The trio are transported to Wonderland, full of all the familiar characters, each there to escape the ‘real world’. They are ruled over by the tyrannical Queen of Hearts (TV’s Wendi Peters), who spends her days merrily chopping of the heads of her subjects to confine them to her realm.

(Wendi Peters plays Queen of Hearts)

The overarching theme is of desire for change. We watch as sensible Ellie steps through the Looking-Glass and reappears as a sassy teenager. Morris’ performance is a highlight for me; she pulls off both the mature daughter and rebellious teenager acts with brilliant comic timing.

Rachael Wooding, of Britain’s Got Talent 2016 fame, stars as Alice in the Southampton leg of the tour. Wooding’s voice is fantastic, although the rather weak script doesn’t always do this justice.


The same can be said for Natalie McQueen’s Mad Hatter; McQueen gives the performance all she’s got but the storyline of her autocratic takeover of the Wonderland residents falls a little flat.
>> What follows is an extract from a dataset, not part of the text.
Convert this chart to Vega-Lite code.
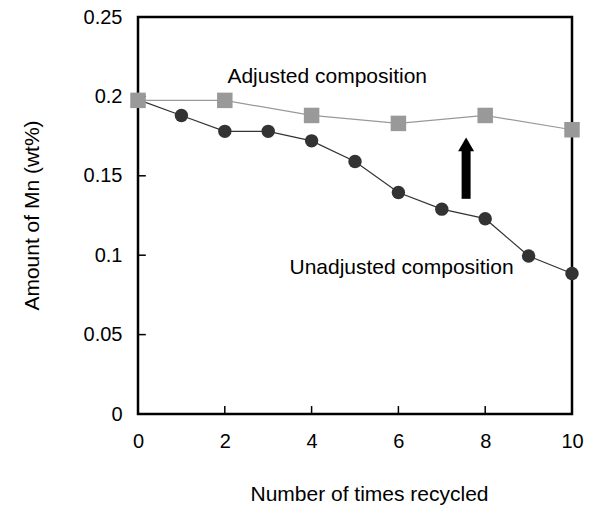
{
  "$schema": "https://vega.github.io/schema/vega-lite/v6.json",
  "width": 434,
  "height": 397,
  "autosize": "none",
  "padding": {"left": 138, "top": 17, "right": 19, "bottom": 99},
  "background": "white",
  "config": {
    "font": "Liberation Sans",
    "view": {"stroke": "black", "strokeWidth": 2.5},
    "axis": {"grid": false, "domain": false, "ticks": false, "labelColor": "black", "titleColor": "black", "labelFont": "Liberation Sans", "titleFont": "Liberation Sans", "titleFontWeight": "normal", "labelFontSize": 20, "titleFontSize": 21, "labelFlush": false}
  },
  "datasets": {
    "series": [
      {"n": 0, "mn": 0.198, "series": "Unadjusted"},
      {"n": 1, "mn": 0.188, "series": "Unadjusted"},
      {"n": 2, "mn": 0.178, "series": "Unadjusted"},
      {"n": 3, "mn": 0.178, "series": "Unadjusted"},
      {"n": 4, "mn": 0.172, "series": "Unadjusted"},
      {"n": 5, "mn": 0.159, "series": "Unadjusted"},
      {"n": 6, "mn": 0.1395, "series": "Unadjusted"},
      {"n": 7, "mn": 0.129, "series": "Unadjusted"},
      {"n": 8, "mn": 0.123, "series": "Unadjusted"},
      {"n": 9, "mn": 0.0995, "series": "Unadjusted"},
      {"n": 10, "mn": 0.0885, "series": "Unadjusted"},
      {"n": 0, "mn": 0.1975, "series": "Adjusted"},
      {"n": 2, "mn": 0.1975, "series": "Adjusted"},
      {"n": 4, "mn": 0.188, "series": "Adjusted"},
      {"n": 6, "mn": 0.183, "series": "Adjusted"},
      {"n": 8, "mn": 0.188, "series": "Adjusted"},
      {"n": 10, "mn": 0.179, "series": "Adjusted"}
    ],
    "labels": [
      {"n": 2.06, "mn": 0.2082, "text": "Adjusted composition"},
      {"n": 3.49, "mn": 0.0881, "text": "Unadjusted composition"}
    ],
    "arrow": [
      {"n": 7.56, "from": 0.1355, "to": 0.166, "head": 0.1698}
    ],
    "xticks": [{"v": 2}, {"v": 4}, {"v": 6}, {"v": 8}],
    "yticks": [{"v": 0.05}, {"v": 0.1}, {"v": 0.15}, {"v": 0.2}]
  },
  "layer": [
    {
      "data": {"name": "series"},
      "mark": {"type": "line", "strokeWidth": 1.2, "clip": false},
      "encoding": {
        "x": {"field": "n", "type": "quantitative", "scale": {"domain": [0, 10], "nice": false},
          "axis": {"values": [0, 2, 4, 6, 8, 10], "title": "Number of times recycled", "labelPadding": 17, "titleX": 231, "titleY": 80, "titleBaseline": "middle", "titleAlign": "center"}},
        "y": {"field": "mn", "type": "quantitative", "scale": {"domain": [0, 0.25], "nice": false},
          "axis": {"values": [0, 0.05, 0.1, 0.15, 0.2, 0.25], "format": "~g", "title": "Amount of Mn (wt%)", "labelPadding": 16, "titleX": -106, "titleY": 198, "titleAngle": -90, "titleBaseline": "middle", "titleAlign": "center"}},
        "color": {"field": "series", "type": "nominal", "scale": {"domain": ["Unadjusted", "Adjusted"], "range": ["#333333", "#999999"]}, "legend": null},
        "detail": {"field": "series"}
      }
    },
    {
      "data": {"name": "xticks"},
      "mark": {"type": "rule", "color": "black", "strokeWidth": 1.5},
      "encoding": {
        "x": {"field": "v", "type": "quantitative"},
        "y": {"datum": 0, "type": "quantitative"},
        "y2": {"datum": 0.005}
      }
    },
    {
      "data": {"name": "yticks"},
      "mark": {"type": "rule", "color": "black", "strokeWidth": 1.5},
      "encoding": {
        "x": {"datum": 0, "type": "quantitative"},
        "x2": {"datum": 0.18},
        "y": {"field": "v", "type": "quantitative"}
      }
    },
    {
      "data": {"name": "series"},
      "mark": {"type": "point", "filled": true, "opacity": 1, "clip": false},
      "encoding": {
        "x": {"field": "n", "type": "quantitative"},
        "y": {"field": "mn", "type": "quantitative"},
        "color": {"field": "series", "type": "nominal", "legend": null},
        "shape": {"field": "series", "type": "nominal", "scale": {"domain": ["Unadjusted", "Adjusted"], "range": ["circle", "square"]}, "legend": null},
        "size": {"field": "series", "type": "nominal", "scale": {"domain": ["Unadjusted", "Adjusted"], "range": [180, 240]}, "legend": null}
      }
    },
    {
      "data": {"name": "labels"},
      "mark": {"type": "text", "align": "left", "baseline": "alphabetic", "fontSize": 21, "font": "Liberation Sans", "color": "black"},
      "encoding": {
        "x": {"field": "n", "type": "quantitative"},
        "y": {"field": "mn", "type": "quantitative"},
        "text": {"field": "text"}
      }
    },
    {
      "data": {"name": "arrow"},
      "mark": {"type": "rule", "strokeWidth": 9, "color": "black"},
      "encoding": {
        "x": {"field": "n", "type": "quantitative"},
        "y": {"field": "from", "type": "quantitative"},
        "y2": {"field": "to"}
      }
    },
    {
      "data": {"name": "arrow"},
      "mark": {"type": "point", "shape": "triangle-up", "filled": true, "opacity": 1, "color": "black", "size": 256},
      "encoding": {
        "x": {"field": "n", "type": "quantitative"},
        "y": {"field": "head", "type": "quantitative"}
      }
    }
  ]
}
Things feel rather rushed during Act 1, but this might be due, in part, to the requisite chaos of Wonderland. Its inhabitants are mad, after all… The comedy is what elevates Wonderland from what is otherwise a somewhat formulaic production. Wooding receives a laugh-out-loud reaction as she scolds Tweedle Dum and Tweedle Dee in a hilarious teacher-like moment; ‘You NEVER run with scissors!’

Overall, the choreography is fun, and the costumes are a playful nod to the classic depictions of Carroll’s infamous characters. Although I do struggle to differentiate between a few of the songs, Frank Wilhorn’s score and Jack Murphy’s lyrics are vibrant and incredibly catchy.


If you’re on the lookout for a new toe-tapping musical to take the entire family to, Wonderland is extremely fun and it’s only in Southampton until Saturday 22nd April, so pick up your tickets now!